Все в эти дни спали плохо, так как любой шорох связывали с медведями. Наконец, на четвертый день Томми прекратил борьбу с урчащим желудком и засеменил назад в клетку — дверь тотчас захлопнули.
За исключением нескольких сцен с эскимосами, вся наша работа должна была проходить на айсбергах и льдинах. Таким образом, предстояло найти айсберг, на который можно было бы забраться, по возможности, с наименьшим риском. Поскольку мимо Уманака ежечасно проплывало бесчисленное количество ледяных глыб, выбор был достаточно большой, но скорость такая, что за несколько часов они удалялись от лагеря на сотни километров.
Существовала и еще одна проблема. Снимать на айсберге нужно было не один день, а в течение нескольких недель. Однако срок жизни любого из них куда короче.
Айсберги — отнюдь не надежная «почва» под ногами, я считаю их опаснее горных ледников. Когда от ледяной горы откалываются куски, грохот бывает настолько сильным, что создается впечатление, будто палят пушки боевого корабля. Никто из нас не представлял себе, как можно взойти на столь шаткие «подмостки», не говоря уж о том, чтобы работать на них. Выражение лица нашего режиссера день ото дня становилось все мрачней. Он начинал понимать, что недооценил опасности: во время каждой съемки ему придется рисковать жизнями людей.

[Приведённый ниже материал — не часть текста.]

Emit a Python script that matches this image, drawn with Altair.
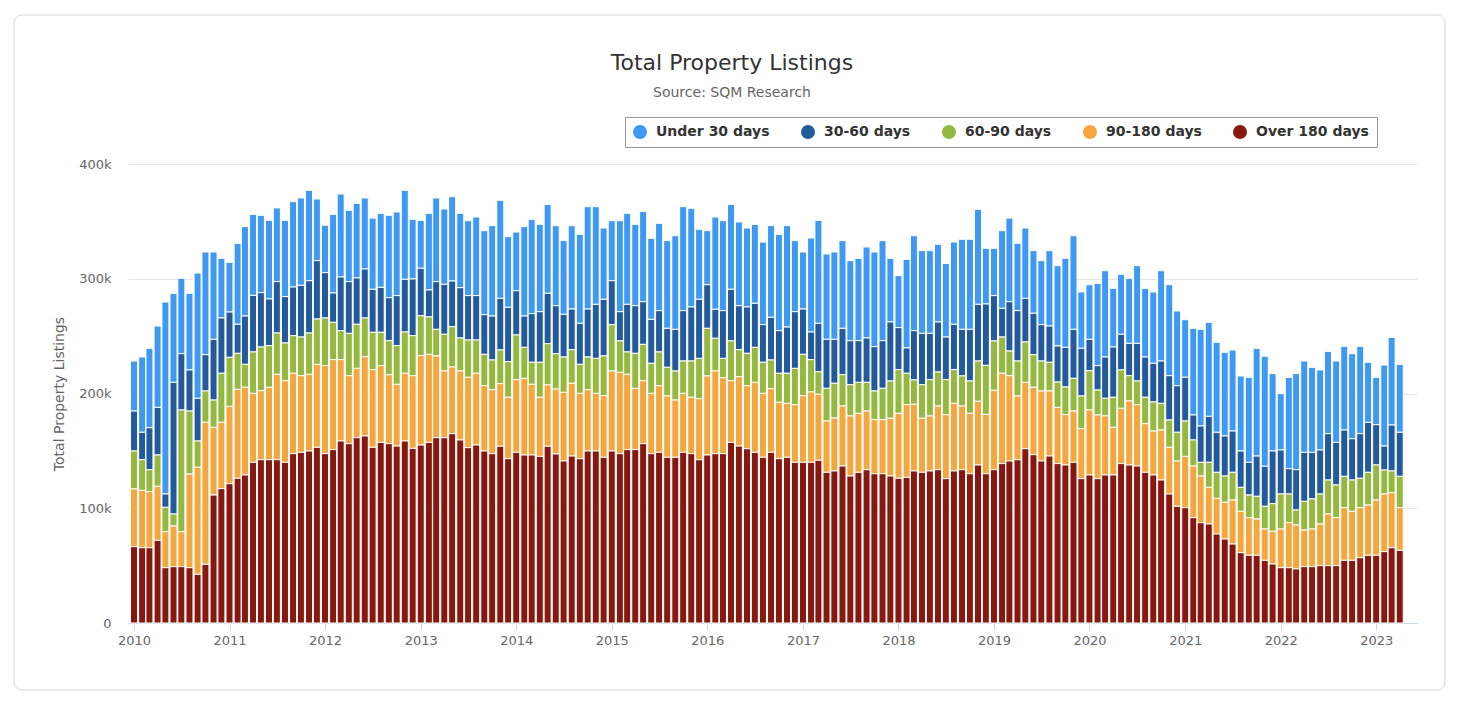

Как-то утром Фанк созвал всех и сообщил, что, посоветовавшись с учеными, решил перенести лагерь внутрь фьордов Гренландии. Тамошние айсберги только-только оторвались от ледника, поэтому более устойчивы и прочны. Он надеется отыскать айсберг, севший на мель у берега и утративший благодаря этому склонность к скитаниям.
Мы располагали всего двумя небольшими моторными лодками. Перебазировать на них все имущество было невозможно. Продукты питания и палатки должны остаться в Уманаке и доставляться к лагерю во внутренней части фьорда лишь по мере надобности.

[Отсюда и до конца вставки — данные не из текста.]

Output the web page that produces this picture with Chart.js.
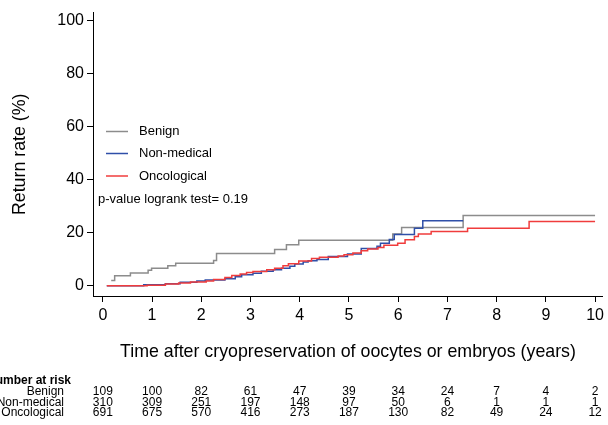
<!DOCTYPE html>
<html>
<head>
<meta charset="utf-8">
<script src="https://cdn.jsdelivr.net/npm/chart.js@4/dist/chart.umd.min.js"></script>
<style>
  html, body { margin: 0; padding: 0; background: #fff; }
  #grafico { display: block; }
</style>
</head>
<body>
<canvas id="grafico" width="608" height="425"></canvas>
<script>
// step curves (time in years, return rate in %)
const benignT = [0.17, 0.24, 0.56, 0.92, 0.99, 1.32, 1.48, 2.25, 2.31, 3.49, 3.73, 3.98, 5.89, 6.07, 7.32, 10.0];
const benignY = [1.9, 3.7, 4.8, 5.8, 6.6, 7.5, 8.5, 9.5, 12.1, 13.6, 15.4, 17.1, 19.5, 21.9, 26.5, 26.5];

const nonMedT = [0.08, 0.83, 1.27, 1.57, 1.91, 2.08, 2.48, 2.69, 2.82, 3.05, 3.22, 3.46, 3.63, 3.80, 3.90, 4.07, 4.17, 4.35, 4.58, 4.97, 5.25, 5.57, 5.64, 5.82, 5.92, 6.33, 6.50, 7.32];
const nonMedY = [0, 0.3, 0.75, 1.3, 1.8, 2.1, 2.6, 3.4, 4.1, 4.7, 5.4, 6.0, 6.6, 7.3, 8.2, 8.9, 9.4, 9.9, 11.0, 11.9, 14.0, 14.9, 16.0, 17.4, 19.3, 21.7, 24.5, 24.5];

const oncoT = [0.08, 0.9, 1.27, 1.54, 1.78, 2.1, 2.25, 2.48, 2.62, 2.79, 2.92, 3.05, 3.33, 3.49, 3.66, 3.77, 3.98, 4.24, 4.4, 4.78, 4.9, 5.08, 5.25, 5.38, 5.59, 5.71, 5.99, 6.14, 6.33, 6.41, 6.67, 7.41, 8.66, 10.0];
const oncoY = [0, 0.2, 0.6, 1.0, 1.4, 1.8, 2.3, 3.1, 3.8, 4.4, 5.0, 5.3, 6.0, 6.6, 7.5, 8.3, 9.3, 10.2, 10.7, 11.2, 11.7, 12.3, 13.2, 13.8, 14.4, 15.2, 16.0, 17.3, 18.5, 19.5, 20.4, 21.7, 24.2, 24.2];

const grupos = ["Benign", "Non-medical", "Oncological"];
const colores = ["#8c8c8c", "#2f4fa8", "#f03c3c"];

const xTicks = [0, 1, 2, 3, 4, 5, 6, 7, 8, 9, 10];
const yTicks = [0, 20, 40, 60, 80, 100];

// number at risk
const riesgoBenign = [109, 100, 82, 61, 47, 39, 34, 24, 7, 4, 2];
const riesgoNonMed = [310, 309, 251, 197, 148, 97, 50, 6, 1, 1, 1];
const riesgoOnco = [691, 675, 570, 416, 273, 187, 130, 82, 49, 24, 12];

const pValor = "p-value logrank test= 0.19";

const fuente = "'Liberation Sans', Arial, sans-serif";

const toPoints = (ts, ys) => ts.map((t, i) => ({ x: t, y: ys[i] }));

const curva = (label, ts, ys, color) => ({
    label: label,
    data: toPoints(ts, ys),
    borderColor: color,
    backgroundColor: color,
    borderWidth: 1.5,
    pointRadius: 0,
    stepped: 'before',
    fill: false
});

const extras = {
    id: 'extras',
    afterDraw(chart) {
        const ctx = chart.ctx;
        const x = chart.scales.x;
        ctx.save();

        // legend inside plot
        const filas = [131.5, 153.5, 176];
        ctx.font = "13px " + fuente;
        ctx.textBaseline = 'middle';
        ctx.textAlign = 'left';
        grupos.forEach((g, i) => {
            ctx.strokeStyle = colores[i];
            ctx.lineWidth = 1.5;
            ctx.beginPath();
            ctx.moveTo(106, filas[i]);
            ctx.lineTo(128, filas[i]);
            ctx.stroke();
            ctx.fillStyle = '#000';
            ctx.fillText(g, 139, filas[i]);
        });
        ctx.fillText(pValor, 98, 199);

        // risk table
        ctx.fillStyle = '#000';
        ctx.font = "bold 12px " + fuente;
        ctx.textAlign = 'left';
        ctx.fillText("Number at risk", -13, 381);
        ctx.font = "12px " + fuente;
        const tabla = [riesgoBenign, riesgoNonMed, riesgoOnco];
        const yFilas = [392, 402.5, 413];
        tabla.forEach((fila, r) => {
            ctx.textAlign = 'right';
            ctx.fillText(grupos[r], 64, yFilas[r]);
            ctx.textAlign = 'center';
            fila.forEach((n, i) => {
                ctx.fillText(String(n), x.getPixelForValue(xTicks[i]), yFilas[r]);
            });
        });
        ctx.restore();
    }
};

new Chart(document.querySelector('#grafico'), {
    type: 'line',
    data: {
        datasets: [
            curva(grupos[2], oncoT, oncoY, colores[2]),
            curva(grupos[1], nonMedT, nonMedY, colores[1]),
            curva(grupos[0], benignT, benignY, colores[0])
        ]
    },
    options: {
        responsive: false,
        animation: false,
        devicePixelRatio: 1,
        layout: { padding: { top: 12, right: 3, left: 0, bottom: 0 } },
        plugins: { legend: { display: false }, tooltip: { enabled: false } },
        scales: {
            x: {
                type: 'linear',
                min: -0.2,
                max: 10.16,
                afterBuildTicks: (s) => { s.ticks = xTicks.map(v => ({ value: v })); },
                afterFit: (s) => { s.height = 129; },
                grid: { display: true, drawOnChartArea: false, drawTicks: true, tickLength: 6, color: '#000' },
                border: { display: true, color: '#000', width: 1 },
                ticks: {
                    autoSkip: false, maxRotation: 0, padding: 4, color: '#000',
                    font: { family: fuente, size: 16 }
                },
                title: {
                    display: true,
                    text: "Time after cryopreservation of oocytes or embryos (years)",
                    color: '#000',
                    font: { family: fuente, size: 17.8 },
                    padding: { top: 0, bottom: 62 }
                }
            },
            y: {
                type: 'linear',
                min: -3.9,
                max: 103,
                afterBuildTicks: (s) => { s.ticks = yTicks.map(v => ({ value: v })); },
                afterFit: (s) => { s.width = 93; },
                grid: { display: true, drawOnChartArea: false, drawTicks: true, tickLength: 6, color: '#000' },
                border: { display: true, color: '#000', width: 1 },
                ticks: {
                    padding: 3, color: '#000',
                    font: { family: fuente, size: 16 }
                },
                title: {
                    display: true,
                    text: "Return rate (%)",
                    color: '#000',
                    font: { family: fuente, size: 17.8 },
                    padding: { top: 9, bottom: 0 }
                }
            }
        }
    },
    plugins: [extras]
});
</script>
</body>
</html>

Фанк взял с собой двенадцать человек, остальные остались в Уманаке. К слову, в группе я была отнюдь не единственной женщиной, как почти всегда раньше; из тридцати семи участников экспедиции девять принадлежали к прекрасному полу.
Научные работники взяли с собой жен, Удет — рыжеволосую подругу голубых кровей со странным прозвищем Вошь, Фанк — секретаршу Лизу, ставшую впоследствии его женой. Кроме того, с нами была еще и очень изящная дама — жена американского режиссера Мартона,[195] который наряду с нашим фильмом снимал комедию под названием «Эй, вы, там, на Северном полюсе», с участием Гуцци Ланчнера и Вальтера Римля.